Why are we listing files in robots.txt anyways? I thought we did that because we want Google and others to only list real content pages, not pages that we consider too risky (user profiles) or unimportant to show in search results.


(Jeremy M) #22

This is the same reason why I created this thread around the /latest pages which are thin content and shouldn’t be indexed:


(Mittineague) #23

There seems to be two perspectives here.

  1. include paths in robots.txt so search engines won’t crawl or index them while at the site.
  2. include paths in robots.txt so search engines won’t display them in SERPs.

As mentioned, the robots.txt file is more a suggestion than a rule.

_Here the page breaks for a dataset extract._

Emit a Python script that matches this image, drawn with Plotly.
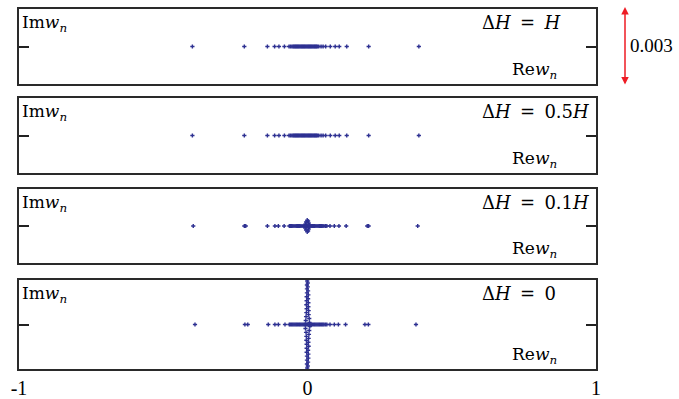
import plotly.graph_objects as go

# ---------------- data ----------------
panel_labels = ["ΔH = H", "ΔH = 0.5H", "ΔH = 0.1H", "ΔH = 0"]
xtick_vals = [-1, 0, 1]
xtick_text = ["-1", "0", "1"]
span_label = "0.003"

# isolated real eigenvalues (Im ~ 0)
re_outer_1 = [-0.399, -0.219, -0.139, -0.114, -0.099, -0.080, -0.064, -0.059, -0.054,
              0.039, 0.047, 0.054, 0.063, 0.079, 0.096, 0.110, 0.136, 0.212, 0.386]
re_outer_2 = [-0.399, -0.219, -0.139, -0.114, -0.099, -0.080, -0.064, -0.059, -0.054,
              0.039, 0.047, 0.054, 0.063, 0.079, 0.096, 0.110, 0.136, 0.212, 0.386]
re_outer_3 = [-0.396, -0.219, -0.214, -0.139, -0.113, -0.101, -0.081,
              0.078, 0.093, 0.109, 0.134, 0.207, 0.212, 0.382]
re_outer_4 = [-0.390, -0.217, -0.207, -0.136, -0.113, -0.101, -0.078,
              0.078, 0.093, 0.107, 0.132, 0.199, 0.211, 0.376]

# dense band near the origin (Im ~ 0)
re_dense_1 = [-0.050, -0.047, -0.044, -0.041, -0.038, -0.035, -0.032, -0.029, -0.026, -0.023,
              -0.020, -0.017, -0.014, -0.011, -0.008, -0.005, -0.002, 0.001, 0.004, 0.007,
              0.010, 0.013, 0.016, 0.019, 0.022, 0.025, 0.028, 0.031, 0.034]
re_dense_2 = [-0.050, -0.047, -0.044, -0.041, -0.038, -0.035, -0.032, -0.029, -0.026, -0.023,
              -0.020, -0.017, -0.014, -0.011, -0.008, -0.005, -0.002, 0.001, 0.004, 0.007,
              0.010, 0.013, 0.016, 0.019, 0.022, 0.025, 0.028, 0.031, 0.034]
re_dense_3 = [-0.063, -0.059, -0.055, -0.051, -0.047, -0.043, -0.039, -0.035, -0.031, -0.027,
              -0.023, -0.019, -0.015, -0.011, -0.007, -0.003, 0.001, 0.005, 0.009, 0.013,
              0.017, 0.021, 0.025, 0.029, 0.033, 0.037, 0.041, 0.045, 0.049, 0.053,
              0.057, 0.062, 0.067]
re_dense_4 = [-0.063, -0.059, -0.055, -0.051, -0.047, -0.043, -0.039, -0.035, -0.031, -0.027,
              -0.023, -0.019, -0.015, -0.011, -0.007, -0.003, 0.001, 0.005, 0.009, 0.013,
              0.017, 0.021, 0.025, 0.029, 0.033, 0.037, 0.041, 0.045, 0.049, 0.053,
              0.057, 0.062, 0.067]

# complex cluster at Re ~ 0 for dH = 0.1H
re_blob_3 = [-0.001, 0.002, -0.005, 0.004, -0.008, 0.006, -0.009, 0.007, -0.007, 0.004,
             -0.005, 0.002, -0.001]
im_blob_3 = [-0.00024, -0.0002, -0.00016, -0.00012, -0.00008, -0.00004, 0.0,
             0.00004, 0.00008, 0.00012, 0.00016, 0.0002, 0.00024]

# vertical cluster at Re ~ 0 for dH = 0
im_line_4 = [-0.00184, -0.00176, -0.00168, -0.0016, -0.00152, -0.00144, -0.00136, -0.00128,
             -0.0012, -0.00112, -0.00104, -0.00096, -0.00088, -0.0008, -0.00072, -0.00064,
             -0.00056, -0.00048, -0.0004, -0.00032, -0.00024, -0.00016, -0.00008, 0.0,
             0.00008, 0.00016, 0.00024, 0.00032, 0.0004, 0.00048, 0.00056, 0.00064,
             0.00072, 0.0008, 0.00088, 0.00096, 0.00104, 0.00112, 0.0012, 0.00128,
             0.00136, 0.00144, 0.00152, 0.0016, 0.00168, 0.00176, 0.00184]
re_line_4 = [0.000, -0.001, 0.001, -0.002, 0.002, -0.002, 0.003, -0.002, 0.003, -0.003,
             0.002, -0.003, 0.004, -0.003, 0.003, -0.004, 0.004, -0.004, 0.005, -0.005,
             0.006, -0.007, 0.008, -0.008, 0.007, -0.006, 0.006, -0.005, 0.004, -0.004,
             0.004, -0.003, 0.003, -0.004, 0.003, -0.003, 0.002, -0.003, 0.003, -0.002,
             0.002, -0.002, 0.001, -0.002, 0.001, -0.001, 0.000]

y_half_range = [0.0015, 0.0015, 0.0015, 0.0018]

# ---------------- figure ----------------
W, H = 679, 399
ML, MR, MT, MB = 19, 83, 9, 30
plot_h = H - MT - MB
pw = W - ML - MR
# panel pixel extents (top, bottom)
panel_px = [(9, 84), (98, 173), (189, 263), (280, 369)]
domains = [[(H - MB - b) / plot_h, (H - MB - t) / plot_h] for (t, b) in panel_px]

DOT = "#2e3192"
FONT = "DejaVu Serif"
NUMFONT = "Liberation Serif"
FS = 17

fig = go.Figure()

panels = [
    (re_outer_1 + re_dense_1, [0.0] * (len(re_outer_1) + len(re_dense_1))),
    (re_outer_2 + re_dense_2, [0.0] * (len(re_outer_2) + len(re_dense_2))),
    (re_outer_3 + re_dense_3 + re_blob_3,
     [0.0] * (len(re_outer_3) + len(re_dense_3)) + im_blob_3),
    (re_outer_4 + re_dense_4 + re_line_4,
     [0.0] * (len(re_outer_4) + len(re_dense_4)) + im_line_4),
]

for i, (xs, ys) in enumerate(panels):
    k = "" if i == 0 else str(i + 1)
    fig.add_trace(go.Scatter(
        x=xs, y=ys, mode="markers", xaxis="x" + k, yaxis="y" + k,
        marker=dict(symbol="cross", size=3.5, color=DOT, line=dict(width=0)),
        showlegend=False, hoverinfo="skip", cliponaxis=True,
    ))

layout = dict(
    width=W, height=H,
    margin=dict(l=ML, r=MR, t=MT, b=MB, autoexpand=False),
    plot_bgcolor="white", paper_bgcolor="white",
    font=dict(family=FONT, size=FS, color="black"),
    showlegend=False,
)

annotations = []
for i in range(4):
    k = "" if i == 0 else str(i + 1)
    xa = dict(
        range=[-1, 1], domain=[0, 1], showgrid=False, zeroline=False,
        showline=True, mirror=True, linecolor="#2a2a2a", linewidth=1.5,
        ticks="", fixedrange=True, automargin=False,
        tickvals=xtick_vals, ticktext=xtick_text,
        showticklabels=(i == 3),
        tickfont=dict(family=NUMFONT, size=20, color="black"),
    )
    if i > 0:
        xa["anchor"] = "y" + k
        xa["matches"] = "x"
    else:
        xa["anchor"] = "y"
    hr = y_half_range[i]
    ya = dict(
        range=[-hr, hr], domain=domains[i], anchor="x" + k,
        showgrid=False, zeroline=False, automargin=False,
        showline=True, mirror="ticks", linecolor="#2a2a2a", linewidth=1.5,
        ticks="inside", ticklen=10, tickwidth=1.5, tickcolor="#222222",
        tickvals=[-hr, 0, hr], showticklabels=False, fixedrange=True,
    )
    layout["xaxis" + k] = xa
    layout["yaxis" + k] = ya

    d0, d1 = domains[i]
    annotations.append(dict(
        text="Im<i>w</i><sub><i>n</i></sub>", xref="paper", yref="paper",
        x=(20 - ML) / pw, y=d1, xanchor="left", yanchor="top", showarrow=False,
        font=dict(family=FONT, size=FS), yshift=-1))
    annotations.append(dict(
        text=panel_labels[i].replace("H", "<i>H</i>").replace(" = ", "\u2009 = \u2009"),
        xref="paper", yref="paper",
        x=(480 - ML) / pw, y=d1, xanchor="left", yanchor="top",
        showarrow=False, font=dict(family=FONT, size=18), yshift=-1))
    annotations.append(dict(
        text="Re<i>w</i><sub><i>n</i></sub>", xref="paper", yref="paper",
        x=(559 - ML) / pw, y=d0, xanchor="right", yanchor="bottom",
        showarrow=False, font=dict(family=FONT, size=FS), yshift=0))

# red double-headed scale arrow spanning the height of one panel
annotations.append(dict(
    text="", xref="paper", yref="paper",
    x=(625 - ML) / pw, y=(H - MB - 7) / plot_h,
    ax=0, ay=79, axref="pixel", ayref="pixel",
    showarrow=True, arrowhead=2, arrowside="end+start",
    arrowsize=1, arrowwidth=1.5, arrowcolor="#ee1c25"))
annotations.append(dict(
    text=span_label, xref="paper", yref="paper",
    x=(628 - ML) / pw, y=(H - MB - 46) / plot_h,
    xanchor="left", yanchor="middle", showarrow=False,
    font=dict(family=NUMFONT, size=19)))

layout["annotations"] = annotations
fig.update_layout(**layout)
fig.write_html("out.html", config={"displayModeBar": False},
               post_script="document.body.style.margin='0';")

A path that can be found outside of the forum can be followed and indexed.

What would constitute a rule for something to not be displayed in SERPs would be either an HTTP header or a tag in the <head>.

Using robots.txt to limit what is displayed in SERPs works in general but is not a guarantee.

My personal feeling is that by setting various Discourse content so that the everyone group does not have read permission works well in ensuring that content does not get displayed in SERPs.